Aan de Akkerlaan in Drunen bevindt zich de begraafplaats Duynhaeghe. Het bijhorend gebouw, wat aanvankelijk niet meer dan een soort ‘schuilplaats’ had moeten worden, groeide in 1984 uit tot een heuse aula. Het was ontworpen door Jan de Jong (1917-2001), architect van de Bossche School, een traditionalistische stroming in de Nederlandse architectuur. Deze stijl dankt haar naam aan een driejarige cursus ‘kerkelijke architectuur’ die tussen 1946 en 1973 in het Kruithuis in ’s-Hertogenbosch werd gegeven. Jan de Jong volgde deze cursus van 1953 tot 1956. De theorieën die bij deze cursus werden gedoceerd waren afkomstig van Benedictijner monnik en architect Dom Hans van der Laan (1904-1991).
Door Bart Beaard
De architectuur van de Bossche School kenmerkt zich door de sobere vormgeving van de gebouwen en grijpt terug op vroegchristelijke en vroeg romaanse kerken in Italië. De architectuurstijl is met name gebaseerd op de verhoudingenleer die door Dom Hans van der Laan werd ontdekt en uitgewerkt. In 1928 omschreef hij deze ontdekking voor het eerst als ‘het plastisch getal’. Het plastisch getal is te omschrijven als ‘de Gulden Snede in 3D’. Bij de Gulden Snede-verhouding blijft de toepassing beperkt tot het platte vlak, tot twee dimensies. Wat Dom Hans van der Laan heeft gedaan is in wezen de Gulden Snede definiëren voor een driedimensionaal object, waarbij lengte, breedte én hoogte een rol spelen.
Bouwstijl
De stijl van het gebouw is duidelijk herkenbaar als de Bossche School. Voor de vormgeving van de aula heeft architect Jan de Jong niet teruggegrepen op een vroegchristelijke of romaanse kerkarchitectuur, maar hij koos voor het atrium of centrale hal van een opgegraven Romeinse woning in het Italiaanse Pompeï. Voor de maatverhoudingen is de ingewikkelde techniek van het plastische getal toegepast. Het is een gebouw met binnen en buiten vele detailleringen, die architect Jan de Jong in die periode veel toepaste.
Aula-buiten
Witgrijze structuurstenen, ‘vol en zat’ gemetseld, prefab betonnen lateien, prefab betonnen raamdorpels met roodkoperen waterspuwers, zware houten buitendeuren en de wengé houten delen bevestigd met houtschroeven en ringen, golvende dakrandafwerking met een laag om en om liggende doorgezaagde gresbuizen.

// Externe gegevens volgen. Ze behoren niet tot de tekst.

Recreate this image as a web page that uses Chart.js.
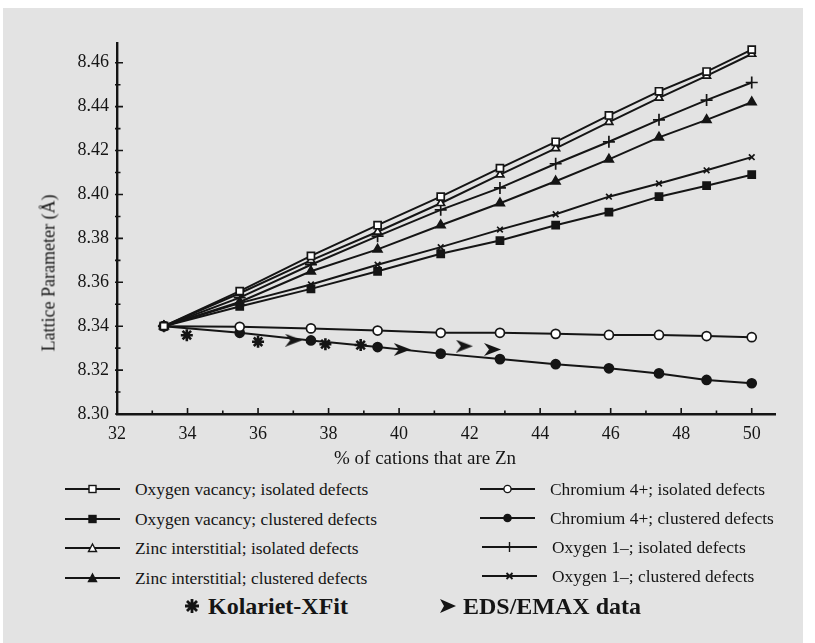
<!DOCTYPE html>
<html>
<head>
<meta charset="utf-8">
<script src="https://cdn.jsdelivr.net/npm/chart.js@4"></script>
<style>
  body { margin: 0; background: #fff; width: 815px; height: 643px; overflow: hidden; position: relative; font-family: "Liberation Serif", serif; color: #151515; }
  .paper { position: absolute; left: 3px; top: 8px; width: 800px; height: 635px; background: #e3e3e3; }
  #chart { position: absolute; left: 0; top: 0; }
  .ytitle { position: absolute; left: 49px; top: 273px; transform: translate(-50%, -50%) rotate(-90deg); font-size: 18px; white-space: nowrap; }
  .xtitle { position: absolute; left: 425px; top: 458px; transform: translate(-50%, -50%); font-size: 19px; white-space: nowrap; }
  .item { position: absolute; height: 20px; display: flex; align-items: center; font-size: 17.4px; white-space: nowrap; }
  .item svg { margin-right: 15px; }
  .big { font-size: 24px; font-weight: bold; height: 26px; }
  .big svg { margin-right: 6px; }
</style>
</head>
<body>
<div class="paper"></div>
<canvas id="chart" width="815" height="470"></canvas>
<div class="ytitle">Lattice Parameter (Å)</div>
<div class="xtitle">% of cations that are Zn</div>
<div id="legend"></div>

<script>
// % of cations that are Zn
const znPercent = [33.33, 35.48, 37.50, 39.39, 41.18, 42.86, 44.44, 45.95, 47.37, 48.72, 50.00];

// lattice parameter (Å) for each model
const oxyVacIsolated   = [8.340, 8.356, 8.372, 8.386, 8.399, 8.412, 8.424, 8.436, 8.447, 8.456, 8.466];
const oxyVacClustered  = [8.340, 8.349, 8.357, 8.365, 8.373, 8.379, 8.386, 8.392, 8.399, 8.404, 8.409];
const zincIsolated     = [8.340, 8.355, 8.370, 8.383, 8.396, 8.409, 8.421, 8.433, 8.444, 8.454, 8.464];
const zincClustered    = [8.340, 8.351, 8.365, 8.375, 8.386, 8.396, 8.406, 8.416, 8.426, 8.434, 8.442];
const chromIsolated    = [8.340, 8.3397, 8.339, 8.338, 8.337, 8.337, 8.3365, 8.336, 8.336, 8.3355, 8.335];
const chromClustered   = [8.340, 8.337, 8.3335, 8.3305, 8.3275, 8.325, 8.3227, 8.3208, 8.3185, 8.3155, 8.314];
const oxy1Isolated     = [8.340, 8.353, 8.368, 8.381, 8.393, 8.403, 8.414, 8.424, 8.434, 8.443, 8.451];
const oxy1Clustered    = [8.340, 8.3505, 8.359, 8.368, 8.376, 8.384, 8.391, 8.399, 8.405, 8.411, 8.417];

// measured points
const kolarietX = [33.98, 36.00, 37.91, 38.91];
const kolarietY = [8.3359, 8.3329, 8.3318, 8.3314];
const edsX = [37.01, 40.09, 41.85, 42.65];
const edsY = [8.3336, 8.3294, 8.3309, 8.3294];

// axis ticks
const xTicks = [32, 34, 36, 38, 40, 42, 44, 46, 48, 50];
const yTicks = [8.30, 8.32, 8.34, 8.36, 8.38, 8.40, 8.42, 8.44, 8.46];

const ink = '#151515';
const serif = "'Liberation Serif', 'Times New Roman', serif";

// arrowhead marker for the EDS/EMAX points
const arrow = document.createElement('canvas');
arrow.width = 17; arrow.height = 13;
const actx = arrow.getContext('2d');
actx.fillStyle = ink;
actx.beginPath();
actx.moveTo(0, 0); actx.lineTo(17, 6.5); actx.lineTo(0, 13); actx.lineTo(5, 6.5);
actx.closePath(); actx.fill();

function pairs(xs, ys) {
    return xs.map((x, i) => ({ x: x, y: ys[i] }));
}

function series(label, values, style, filled, radius) {
    return {
        label: label,
        data: pairs(znPercent, values),
        borderColor: ink,
        borderWidth: 2,
        pointStyle: style,
        pointRadius: radius || 4.5,
        pointBorderWidth: 1.7,
        pointBorderColor: ink,
        pointBackgroundColor: filled ? ink : '#fff',
        showLine: true,
        tension: 0
    };
}

// inward tick marks, major and minor
const tickMarks = {
    id: 'tickMarks',
    afterDraw(chart) {
        const ctx = chart.ctx, xs = chart.scales.x, ys = chart.scales.y, a = chart.chartArea;
        ctx.save();
        ctx.strokeStyle = ink;
        ctx.lineWidth = 1.6;
        ctx.beginPath();
        for (let v = 32; v <= 50; v++) {
            const px = xs.getPixelForValue(v);
            const len = v % 2 === 0 ? 6 : 3.5;
            ctx.moveTo(px, a.bottom); ctx.lineTo(px, a.bottom - len);
        }
        for (let i = 0; i <= 16; i++) {
            const py = ys.getPixelForValue(8.30 + i * 0.01);
            const len = i % 2 === 0 ? 6 : 3.5;
            ctx.moveTo(a.left - 2, py); ctx.lineTo(a.left + len, py);
        }
        ctx.stroke();
        ctx.restore();
    }
};

new Chart(document.getElementById('chart'), {
    type: 'scatter',
    data: {
        datasets: [
            series('Oxygen vacancy; isolated defects', oxyVacIsolated, 'rect', false, 5),
            series('Zinc interstitial; isolated defects', zincIsolated, 'triangle', false),
            series('Oxygen 1–; isolated defects', oxy1Isolated, 'cross', false, 6),
            series('Zinc interstitial; clustered defects', zincClustered, 'triangle', true, 5),
            series('Oxygen 1–; clustered defects', oxy1Clustered, 'crossRot', false, 4),
            series('Oxygen vacancy; clustered defects', oxyVacClustered, 'rect', true, 5),
            series('Chromium 4+; isolated defects', chromIsolated, 'circle', false),
            series('Chromium 4+; clustered defects', chromClustered, 'circle', true),
            {
                label: 'Kolariet-XFit',
                data: pairs(kolarietX, kolarietY),
                showLine: false,
                pointStyle: 'star',
                pointRadius: 6,
                pointBorderWidth: 2.6,
                borderColor: ink,
                pointBorderColor: ink
            },
            {
                label: 'EDS/EMAX data',
                data: pairs(edsX, edsY),
                showLine: false,
                pointStyle: arrow,
                pointRadius: 7
            }
        ]
    },
    options: {
        responsive: false,
        animation: false,
        clip: false,
        layout: { padding: { top: 43, right: 40, left: 0, bottom: 0 } },
        plugins: { legend: { display: false }, tooltip: { enabled: false } },
        scales: {
            x: {
                type: 'linear',
                min: 32,
                max: 50.66,
                afterBuildTicks: s => { s.ticks = xTicks.map(v => ({ value: v })); },
                afterFit: s => { s.height = 56; },
                grid: { display: false, drawTicks: false },
                border: { display: true, color: ink, width: 2.4 },
                ticks: { color: ink, padding: 9, maxRotation: 0, autoSkip: false,
                         font: { family: serif, size: 18 } }
            },
            y: {
                type: 'linear',
                min: 8.30,
                max: 8.469,
                afterBuildTicks: s => { s.ticks = yTicks.map(v => ({ value: v })); },
                afterFit: s => { s.width = 117; },
                grid: { display: false, drawTicks: false },
                border: { display: true, color: ink, width: 2.4 },
                ticks: { color: ink, padding: 8, autoSkip: false,
                         callback: v => v.toFixed(2),
                         font: { family: serif, size: 18 } }
            }
        }
    },
    plugins: [tickMarks]
});

// legend (html, small svg keys)
const legendItems = [
    { text: 'Oxygen vacancy; isolated defects',    shape: 'square',   fill: false, x: 65,  y: 489 },
    { text: 'Oxygen vacancy; clustered defects',   shape: 'square',   fill: true,  x: 65,  y: 519 },
    { text: 'Zinc interstitial; isolated defects', shape: 'triangle', fill: false, x: 65,  y: 548 },
    { text: 'Zinc interstitial; clustered defects', shape: 'triangle', fill: true, x: 65,  y: 578 },
    { text: 'Chromium 4+; isolated defects',       shape: 'circle',   fill: false, x: 480, y: 489 },
    { text: 'Chromium 4+; clustered defects',      shape: 'circle',   fill: true,  x: 480, y: 518 },
    { text: 'Oxygen 1–; isolated defects',         shape: 'plus',     fill: false, x: 482, y: 547 },
    { text: 'Oxygen 1–; clustered defects',        shape: 'xmark',    fill: false, x: 482, y: 576 }
];

function keySvg(shape, fill) {
    const f = fill ? ink : '#fff';
    let m = '';
    if (shape === 'square') m = `<rect x="24" y="6.5" width="7" height="7" fill="${f}" stroke="${ink}" stroke-width="1.4"/>`;
    if (shape === 'triangle') m = `<polygon points="27.5,6 31.5,13.5 23.5,13.5" fill="${f}" stroke="${ink}" stroke-width="1.4"/>`;
    if (shape === 'circle') m = `<circle cx="27.5" cy="10" r="3.6" fill="${f}" stroke="${ink}" stroke-width="1.4"/>`;
    if (shape === 'plus') m = `<line x1="27.5" y1="5" x2="27.5" y2="15" stroke="${ink}" stroke-width="1.4"/>`;
    if (shape === 'xmark') m = `<path d="M24.5 7 L30.5 13 M30.5 7 L24.5 13" stroke="${ink}" stroke-width="1.8"/>`;
    return `<svg width="55" height="20"><line x1="0" y1="10" x2="55" y2="10" stroke="${ink}" stroke-width="2"/>${m}</svg>`;
}

const legend = document.getElementById('legend');
legendItems.forEach(it => {
    const d = document.createElement('div');
    d.className = 'item';
    d.style.left = it.x + 'px';
    d.style.top = (it.y - 10) + 'px';
    d.innerHTML = keySvg(it.shape, it.fill) + '<span>' + it.text + '</span>';
    legend.appendChild(d);
});

const bigItems = [
    { text: 'Kolariet-XFit', x: 182, y: 606,
      svg: `<svg width="20" height="20"><path d="M10 3 V17 M3 10 H17 M5 5 L15 15 M15 5 L5 15" stroke="${ink}" stroke-width="2.8"/></svg>` },
    { text: 'EDS/EMAX data', x: 439, y: 606,
      svg: `<svg width="18" height="20"><polygon points="1,3 17,10 1,17 5,10" fill="${ink}"/></svg>` }
];
bigItems.forEach(it => {
    const d = document.createElement('div');
    d.className = 'item big';
    d.style.left = it.x + 'px';
    d.style.top = (it.y - 13) + 'px';
    d.innerHTML = it.svg + '<span>' + it.text + '</span>';
    legend.appendChild(d);
});
</script>
</body>
</html>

De aula binnen met vele kenmerken van de bouwstijl Bossche School. (Foto: Rini Wouters†)
Aula-binnen
Uitgewassen grindvloer, natuursteen banden, wanden van fijnbezaagd houten planken en bevestigd met koperen leinagels, plafond met fijnbezaagd houten gordingen en planken. Binnen staan enkele banken in de vormgeving van de Bossche School. Het hout is met zachtgrijze nuances geschilderd naar een advies van polychromeur Wim van Hooff (1919-2002).
Toegangspoort
Ook een ontwerp van architect Jan de Jong met een grote poort en een looppoort. Tussen en naast de poorten zijn muren van witgrijze structuurstenen in verschillende breedten met betonnen driehoeken als randafwerking.